Cecil had a column way back in the day about hair for wigs and said the Clairol cartel has rendered our hair unusable because it’s too clean and therefore too brittle to be sewn into wigs.

Far be it for me to argue with @Cecil_Adams , but Locks of Love took my 17inches of hair. And it’s had every product ever known applied to it. At the time there was no color or bleaching done. So maybe that would preclude them taking it, I don’t know.

I use a drop spindle to spin my own discarded hair into twine. Because of the texture of my hair it’s a pretty coarse twine, but reasonably strong. I usually don’t tell people it’s origin because for some reason people get squicked by it, and I use it only for my own purposes.

You certainly could spin human hair into rope.

Not bombs, no, but the Germans would shave the heads of people coming into concentration camps then use it as a raw material for industry.
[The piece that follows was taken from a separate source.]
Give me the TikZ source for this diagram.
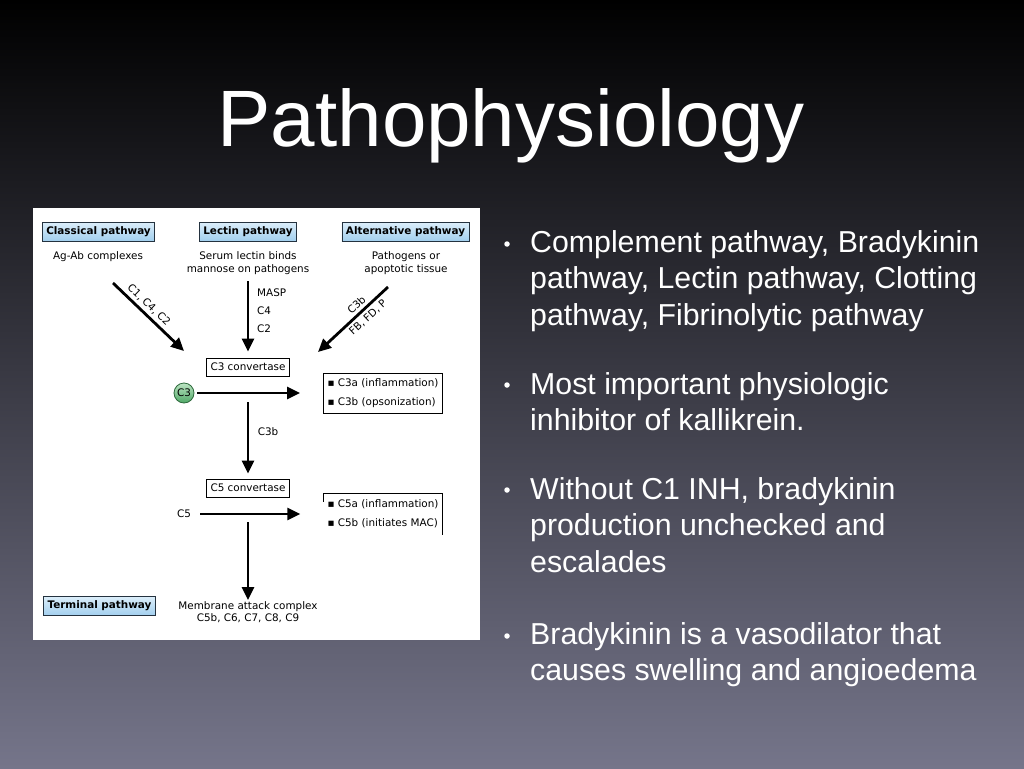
\documentclass[tikz,border=0pt]{standalone}
\usepackage{fontspec}
\setmainfont{Liberation Sans}
\newfontfamily\figfont{DejaVu Sans}
\usepackage{xcolor}
\definecolor{SlideMid}{HTML}{2A2A3E}
\definecolor{SlideLow}{HTML}{75758A}
\definecolor{PathTop}{HTML}{DCEEFA}
\definecolor{PathLow}{HTML}{A2CFEE}
\definecolor{PathEdge}{HTML}{24323F}
\definecolor{CompGreen}{HTML}{4FA866}
\definecolor{CompLight}{HTML}{BCE4C3}
\definecolor{CompEdge}{HTML}{2D6A3C}
\usetikzlibrary{arrows.meta,positioning,calc}

\begin{document}
\begin{tikzpicture}[x=1pt,y=-1pt,
pathbox/.style={draw=PathEdge,line width=0.8pt,top color=PathTop,bottom color=PathLow,minimum height=19pt,inner xsep=4pt,inner ysep=0pt,font=\figfont\fontsize{10.4}{12}\selectfont\bfseries},
convbox/.style={draw=black,line width=0.8pt,fill=white,minimum height=18pt,inner xsep=4pt,inner ysep=0pt,font=\figfont\fontsize{10.4}{12}\selectfont},
lbl/.style={inner sep=0pt,align=center,font=\figfont\fontsize{10.4}{12.5}\selectfont},
flow/.style={line width=2.8pt,-{Triangle[length=13pt,width=12pt]}},
bullettext/.style={anchor=north west,inner sep=0pt,align=left,text=white,font=\fontsize{30.3}{36.6}\selectfont},
dot/.style={circle,fill=white,inner sep=0pt,minimum size=5.5pt}]
\useasboundingbox (0,0) rectangle (1024,768);
\shade[top color=black,middle color=SlideMid,bottom color=SlideLow] (0,0) rectangle (1024,768);
\node[anchor=base,text=white,inner sep=0pt,font=\fontsize{80}{90}\selectfont] (title) at (511,146) {Pathophysiology};

% complement cascade figure
\fill[white] (33,208) rectangle (480,640);
\node[pathbox] (classical) at (98.5,231.5) {Classical pathway};
\node[pathbox] (lectin) at (248,231.5) {Lectin pathway};
\node[pathbox] (alternative) at (405.5,231.5) {Alternative pathway};
\node[lbl] (agab) at (98,257) {Ag-Ab complexes};
\node[lbl] (mannose) at (248,263) {Serum lectin binds\\mannose on pathogens};
\node[lbl] (pathogens) at (406,263) {Pathogens or\\apoptotic tissue};
\node[lbl,align=left,anchor=west,font=\figfont\fontsize{10.4}{18}\selectfont] (masp) at (257,311) {MASP\\C4\\C2};
\node[convbox] (c3conv) at (248,367) {C3 convertase};
\node[circle,draw=CompEdge,line width=0.8pt,top color=CompLight,bottom color=CompGreen,minimum size=20pt,inner sep=0pt,font=\figfont\fontsize{10.4}{12}\selectfont] (c3) at (184,393) {C3};
\node[lbl,draw=black,line width=0.8pt,align=left,minimum width=116pt,minimum height=40pt,inner xsep=4pt,font=\figfont\fontsize{10.4}{19}\selectfont] (c3prod) at (383,393) {▪ C3a (inflammation)\\▪ C3b (opsonization)};
\node[lbl] (c3b) at (268,432) {C3b};
\node[convbox] (c5conv) at (248,488) {C5 convertase};
\node[lbl] (c5) at (184,514) {C5};
\node[lbl,align=left,minimum width=116pt,minimum height=40pt,inner xsep=4pt,font=\figfont\fontsize{10.4}{19}\selectfont] (c5prod) at (383,514) {▪ C5a (inflammation)\\▪ C5b (initiates MAC)};
\draw[line width=0.8pt] ($(c5prod.north west)+(0,8)$) -- (c5prod.north west) -- (c5prod.north east) -- ($(c5prod.north east)+(0,41)$);
\node[pathbox] (terminal) at (99.5,606) {Terminal pathway};
\node[lbl] (mac) at (248,612) {Membrane attack complex\\C5b, C6, C7, C8, C9};

\coordinate (clsfrom) at (113,283);
\coordinate (clsto) at (184,351);
\coordinate (altfrom) at (388,287);
\coordinate (altto) at (318,352);
\coordinate (split3) at (248,402);
\coordinate (split5) at (248,522);
\draw[flow] (clsfrom) -- node[lbl,sloped,above=3pt,pos=0.42]{C1, C4, C2} (clsto);
\draw[flow] (altfrom) -- node[lbl,sloped,above=3pt,pos=0.37]{C3b} node[lbl,sloped,below=3pt,pos=0.37]{FB, FD, P} (altto);
\draw[flow,shorten <=7pt,shorten >=6pt] (mannose.south -| c3conv) -- (c3conv.north);
\draw[flow,shorten <=3pt,shorten >=23pt] (c3) -- (c3prod.west |- c3);
\draw[flow,shorten >=5pt] (split3) -- (c5conv.north);
\draw[flow,shorten <=9pt,shorten >=23pt] (c5) -- (c5prod.west |- c5);
\draw[flow,shorten >=1pt] (split5) -- (mac.north);

\node[bullettext] (p1) at (530,230) {Complement pathway, Bradykinin\\pathway, Lectin pathway, Clotting\\pathway, Fibrinolytic pathway};
\node[bullettext] (p2) at (530,372) {Most important physiologic\\inhibitor of kallikrein.};
\node[bullettext] (p3) at (530,477) {Without C1 INH, bradykinin\\production unchecked and\\escalades};
\node[bullettext] (p4) at (530,622) {Bradykinin is a vasodilator that\\causes swelling and angioedema};
\node[dot] (d1) at (507,244) {};
\node[dot] (d2) at (507,385) {};
\node[dot] (d3) at (507,490) {};
\node[dot] (d4) at (507,636) {};
\end{tikzpicture}
\end{document}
Primarily felt making and making of coarse cloth/“horseblankets”. I believe there’s still a couple of tons of it (hair, bales, etc.) on display at Auschwitz

Locks of Love specializes in providing wigs to children who have medical hair loss of all sorts, not just cancer, and they only serve people up to the age of 21. If the donation went to adult women getting chemo it was a different organization. There are several who accept hair donations.

Locks of Love takes any sort of hair you care to give them. What can’t be used for wigs they sell and use the money to keep the operation going (and give the lady running it full time a salary because she needs to eat and put a roof over her head).

This fact has been used against them, with accusations they lied or were otherwise not on the level despite the fact that their website was very clear on what they were doing and why, and available for anyone who cared to actually read/research the charity.

I am always gobsmacked at the level of hate some people have for that particular charity.

Human hair isn’t any more disgusting than any other fiber of animal origin. Frankly, a lot of people would give up on wool if they had any experience with sheep, or just raw fleece (to start - sheep do not have any concept of toilet paper but they do poop). Any use of human hair involves cleaning/disinfecting it, which is also true (or should be) of any use of wool, horse hair, etc.

All I can google is “The hair was also used to make ignition mechanisms in bombs”.

It might be poke-y.

I do have a problem with wool. Kinda itches me.

Down bugs me too.
Gimme some good ol’ sanitized manufactured polyfill. I’ll make do.

Human hair is definitely pokey and itchy.